Segnando sempre un numero piuttosto limitato di gol, i benefici delle sue azioni sono nascosti tra le pieghe: i suoi scatti danno il ritmo di una squadra come il Bologna, in questi anni spesso frenetica e coraggiosa fino all’autolesionismo. Palacio trascina in avanti il baricentro palla al piede, suona la carica, dà la profondità dietro la linea difensiva, ne allarga le maglie defilandosi sulla fascia, apre gli spazi per i trequartista allungando la difesa avversaria. «Quando gioca, anche se non segna lui, apre un sacco di spazi per tutti gli altri compagni», ha detto Mihajlovic. I suoi errori sotto porta possono essere la logica conseguenza della fatica che fa per arrivarci, ma trasmettono sempre un grande senso di disperazione e ingiustizia. Qualche piccolo dettaglio - un portiere troppo pronto, una leggera imprecisione - sembra sempre congiurare contro di lui e togliergli quello che meriterebbe.

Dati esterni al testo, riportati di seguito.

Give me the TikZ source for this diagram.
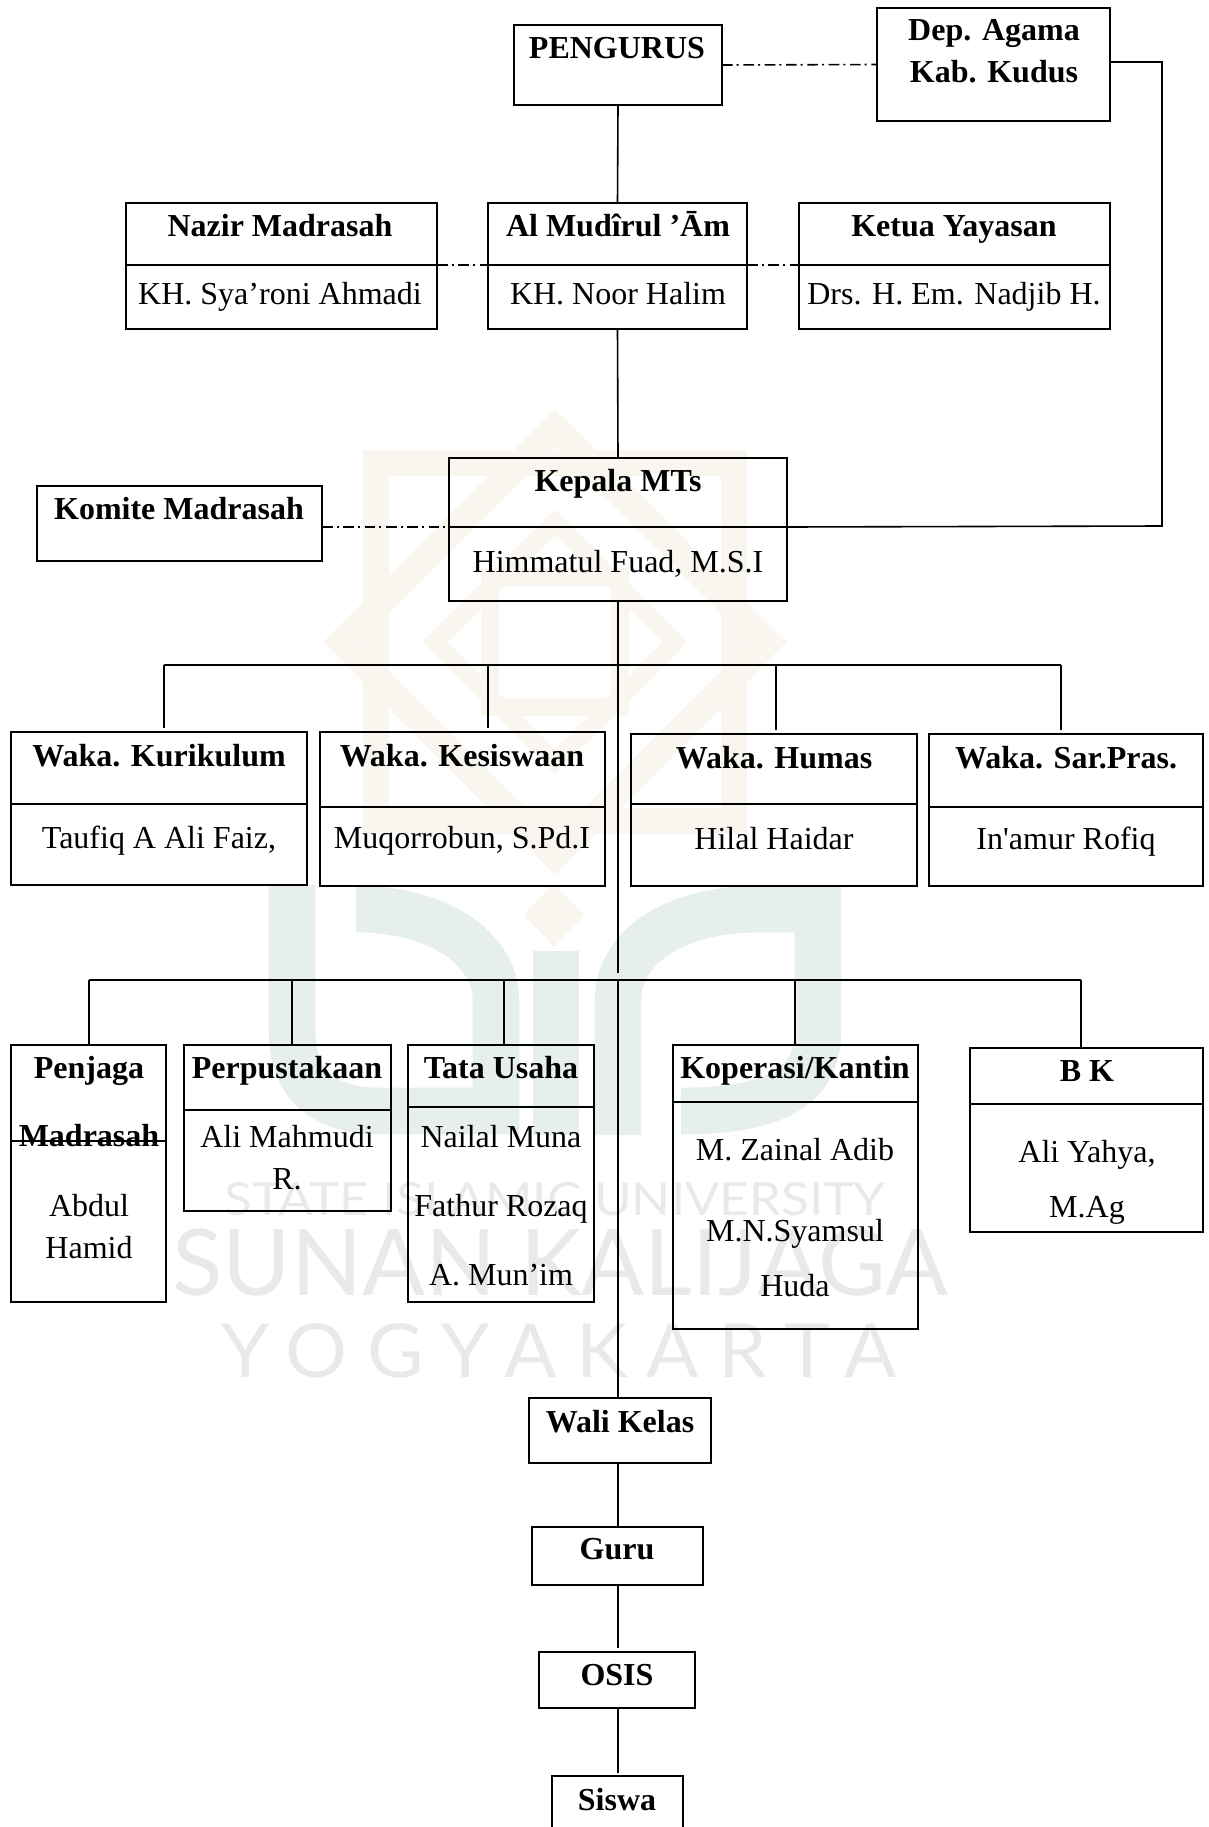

Il fatto che segni poco, però, finisce per dare un senso ancora più spirituale e nobile al suo gioco. Lo depura da qualsiasi dimensione egotica e finalistica. Il calcio di Palacio non sembra avere a che fare direttamente col piacere, ma con la sublimazione della sofferenza.


 

Sono vent’anni che ripete gli stessi scatti, gli stessi movimenti a pendolo, le stesse corse davanti od oltre la difesa. Palacio come Sisifo, o come quegli artigiani giapponesi che hanno consacrato la loro vita alla ripetizione ossessiva di pochi e piccoli gesti che hanno elevato ad attività spirituale. Che provano a raggiungere la purezza attraverso la dedizione e una semplicità ripetuta finché non diventa la verità ultima di questa terra. Quando parla di sé stesso si definisce sempre generoso ed esigente con sé stesso, e il suo stile di gioco è consacrato a questi due valori con una devozione religiosa. Palacio è arrivato in Serie A a 27 anni, ma ne dimostrava già almeno dieci di più: è arrivato anziano ed è rimasto sempre uguale a sé stesso. La treccia sempre al suo posto da quando ha iniziato a giocare a calcio, come fosse un voto o un simbolo di stoicismo, immutabile tra le varie epoche della sua vita. Ha vinto la Libertadores col Boca di Riquelme e Palermo; ha imperversato sull’esterno sinistro del Genoa di Gasperini, e poi nell’attacco a due di Walter Mazzarri all’Inter, che lo definiva «Un fenomeno. Il prototipo dell’attaccante moderno» (due anni fa gli ha dato un dispiacere in un Torino-Bologna e il tecnico ha detto che «Sembrava Maradona»). Con la maglia dell’Inter la dedizione alla causa di Palacio ha raggiunto livelli impensabili, con un’apparizione più che dignitosa persino tra i pali in un Inter-Verona a San Siro.


 


 

Era arrivato al Bologna e pensavamo fosse per godersi gli ultimi anni di una carriera non gloriosa ma quanto meno di culto. In Emilia invece ha continuato a perpetrare l’unico modo che conosce di giocare a calcio: correre in modo disperato fino all’ultimo respiro, dare tutto per la squadra. Due anni fa Gasperini ha provato a portarlo all’Atalanta per giocare per la prima volta la Champions League, ma si sentiva troppo legato a Bologna. I suoi compagni lo venerano perché arriva agli allenamenti in tuta, guidando l’auto aziendale e poi dà il 100%. Per Mihajlovic è «Un esempio». Ha detto che vuole giocare fino a quarant’anni, ma dà l’impressione di essere eterno e flessibile come il grafene.


 

Da qualche anno già ha messo in prospettiva la sua carriera: «Io non sono un campione, non sono un giocatore fortissimo. Però sono contento di quello che ho fatto. Mi dispiace non aver vinto nulla in Europa, ma vincere non è per tutti». Quando smetterà ha detto che taglierà la treccia, deponendo lo spirito guerriero con cui ha nobilitato i campi della Serie A per quindici anni.